Buna diğer figürlerin hareketlerini de eklediğimizde ortaya son derece gerilimli ve başarılı bir sahne çıkıyor. Hadi en soldan başlayalım bakmaya. En önde, sol kısımda iki genç erkek figürü ilgiyle kuşu gözlemliyor.
Onların biraz yukarısında yine sol kısımda aşık bir çift görüyoruz. Kuş ölecek mi? Yaşayacak mı? Bu iki figürün hiç umurlarında değil. Bu anda bile bir fırsat bulup birbirlerinin gözlerine dalıp gitmişler.
Bize doğru cesur, soğuk ve kararlı bakışlar atan, uzun beyaz saçlı bu adam ise deneyi yapan gezgin bir bilim insanıdır. Ressamın burada kullandığı teknik bir sihirbazın tekniğine benziyor aslında. Sihirbazlar bakışlarıyla bizi sürekli yaptıkları eylemin içinde tutarlar.
Buradaki bilim insanını bize bakar vaziyette yansıtmak dikkatimizi sürekli resmin içine tutar. Kendimize engel olamadan figürleri izleyip en son yine bu figüre bakar ve ardından kuşa geri döneriz.
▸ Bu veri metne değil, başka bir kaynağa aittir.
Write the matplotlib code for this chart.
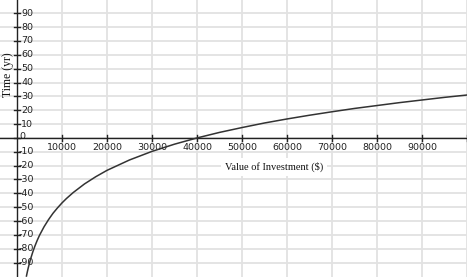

Sanki resmin bir sonu, sonucu olacakmış gibi... Ressam diğer figürlerle de bize bir şeyler anlatır. Küçük kızların tepkilerine bakarak, papağanın sonunun iyi olmayacağını anlamamızı ister. ''Bu çocuklar bile ne olacağının farkında'' diyor bize. Babaları ise onları çaresizce rahatlatmaya çalışıyor.
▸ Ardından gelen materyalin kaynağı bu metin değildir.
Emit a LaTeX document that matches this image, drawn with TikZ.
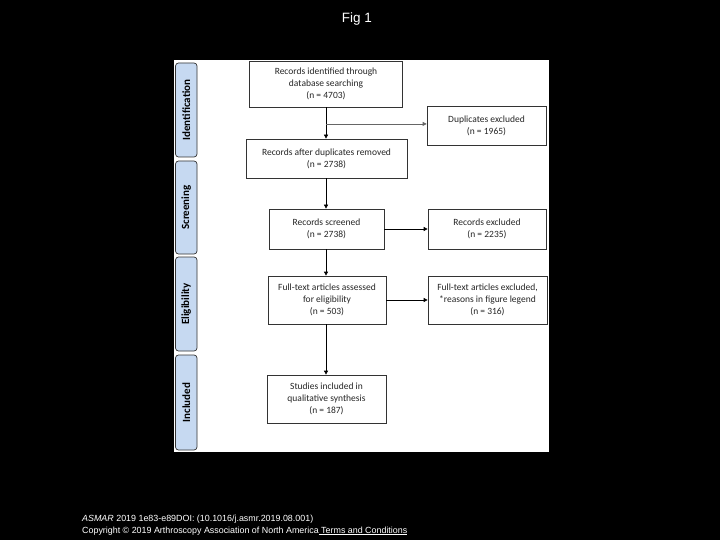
\documentclass[tikz,border=0pt]{standalone}
\usepackage{fontspec}
\setmainfont{Carlito}
\newfontfamily\arialfont{Liberation Sans}
\usetikzlibrary{arrows.meta,calc}
\definecolor{tabblue}{HTML}{C6D9F1}
\definecolor{boxline}{HTML}{333333}
\begin{document}
\begin{tikzpicture}[x=1pt,y=-1pt,
  box/.style={draw=boxline,line width=0.7pt,fill=white,inner sep=0pt,align=center,
    font=\fontsize{9.5}{11.8}\selectfont,text=black!85},
  tab/.style={draw=boxline,line width=0.7pt,fill=tabblue,rounded corners=3pt,inner sep=0pt,
    minimum width=21.5pt,font=\bfseries\fontsize{11}{12}\selectfont},
  arr/.style={line width=0.7pt,-{Triangle[length=4pt,width=4pt]}}]
\useasboundingbox (0,0) rectangle (720,540);
\fill[black] (0,0) rectangle (720,540);
\fill[white] (174,60) rectangle (549,452);
% title
\node[text=white,font=\arialfont\fontsize{13.5}{15}\selectfont] (title) at (357,19) {Fig 1};
% tabs
\node[tab,minimum height=94pt] (t1) at (186.25,110) {\rotatebox{90}{Identification}};
\node[tab,minimum height=93pt] (t2) at (186.25,207.5) {\rotatebox{90}{Screening}};
\node[tab,minimum height=94pt] (t3) at (186.25,304) {\rotatebox{90}{Eligibility}};
\node[tab,minimum height=95pt] (t4) at (186.25,402.5) {\rotatebox{90}{Included}};
% boxes
\node[box,minimum width=153pt,minimum height=46pt] (b1) at (326,84) {Records identified through\\database searching\\(n = 4703)};
\node[box,minimum width=161pt,minimum height=39pt] (b2) at (326.5,158.5) {Records after duplicates removed\\(n = 2738)};
\node[box,minimum width=119pt,minimum height=39pt] (dup) at (486.5,125.5) {Duplicates excluded\\(n = 1965)};
\node[box,minimum width=115pt,minimum height=40pt] (scr) at (326.5,229) {Records screened\\(n = 2738)};
\node[box,minimum width=118pt,minimum height=40pt] (exc) at (487,229) {Records excluded\\(n = 2235)};
\node[box,minimum width=118pt,minimum height=48pt] (ft) at (327,300) {Full-text articles assessed\\for eligibility\\(n = 503)};
\node[box,minimum width=119pt,minimum height=48pt] (ftx) at (487.5,300) {Full-text articles excluded,\\*reasons in figure legend\\(n = 316)};
\node[box,minimum width=119pt,minimum height=48pt] (inc) at (326.5,399) {Studies included in\\qualitative synthesis\\(n = 187)};
% connectors
\coordinate (br) at ($(b1.south)!0.53!(b1.south |- b2.north)$);
\draw[arr] (b1.south) -- (b1.south |- b2.north);
\draw[arr,draw=black!60] (br) -- (br -| dup.west);
\draw[arr] (b1.south |- b2.south) -- (b1.south |- scr.north);
\draw[arr] (scr.east) -- (exc.west);
\draw[arr] (b1.south |- scr.south) -- (b1.south |- ft.north);
\draw[arr] (ft.east) -- (ftx.west);
\draw[arr] (b1.south |- ft.south) -- (b1.south |- inc.north);
% footer
\node[anchor=base west,text=white,font=\arialfont\fontsize{8.9}{10}\selectfont,inner sep=0pt] (f1) at (82,521)
  {\textit{ASMAR} 2019 1e83-e89DOI: (10.1016/j.asmr.2019.08.001)};
\node[anchor=base west,text=white,font=\arialfont\fontsize{8.9}{10}\selectfont,inner sep=0pt] (f2) at (82,533)
  {Copyright \textcopyright{} 2019 Arthroscopy Association of North America\underline{ Terms and Conditions}};
\end{tikzpicture}
\end{document}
Resmin en sağında gördüğümüz bu çocuk figürü ise resimdeki gerilimi ve hareketi tırmandıran en önemli figürlerden biridir. Muhteşem bir dolunay görüntüsü ile bir arada gördüğümüz bu çocuk tam olarak ne yapıyor bilemiyoruz.
İhtimalleri kısaca değerlendirelim. Elindeki sopa ile yukarıdaki kafesin kapağını açmaya yelteniyor gibi gözüküyor. İhtimalli yorum yapıyorum çünkü kapatıyor da olabilir. Açıyorsa bunun güzel bir anlamı olabilir. Çocuk muhtemelen bu gezginin yardımcısı ve yüz ifadesine bakarsak papağan için pek bir umudun olmadığını da söyleyebiliriz. Çünkü ressam bu çocuk figürünü bir celladı anımsatacak şekilde tasvir etmiş...
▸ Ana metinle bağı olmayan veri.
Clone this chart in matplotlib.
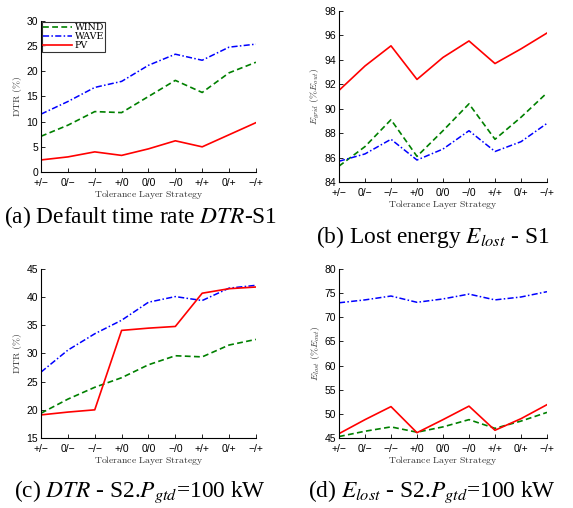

Bu olumsuz düşüncemizi destekleyen ve tıpkı bizim gibi düşünceli bir figür daha var. En sağda yer alan düşünceli bu adam ölüm üzerine düşünüyor olabilir. Çünkü karşısında duran içi su dolu fanusun içinde bir kafatası yer alıyor. Memento Mori yani ''Ölümü hatırla''.
Bu düşünce Barok sanatın en güçlü yönlerinden biridir aslında. Burada Barok sanata dair çok fazla etkilenme gördüğümüz için bu sembolü de Barok anlamı ile ele almak gerekebilir. Ölümün her an gelebileceği, en mutlu en zevk dolu anlarda hatta dua ederken bile...
Sahnenin sadece sağ tarafındaki figürlere tekrar bakmanızı istiyorum şimdi. Ne kadar da cenaze sahnesine benziyor değil mi? Mezarcılar, ağlayanlar, teselli edenler, gözleri dalıp gidenler ve korkanlar...
En aşk dolu en mutlu anlarda bile etrafımızda olup bitenleri, ölümün her an bizimle olabileceği aklımızdan uçup gider. O yüzden her zaman Memento Mori...
Okuduğunuz için teşekkür ederim, sanatla kalın.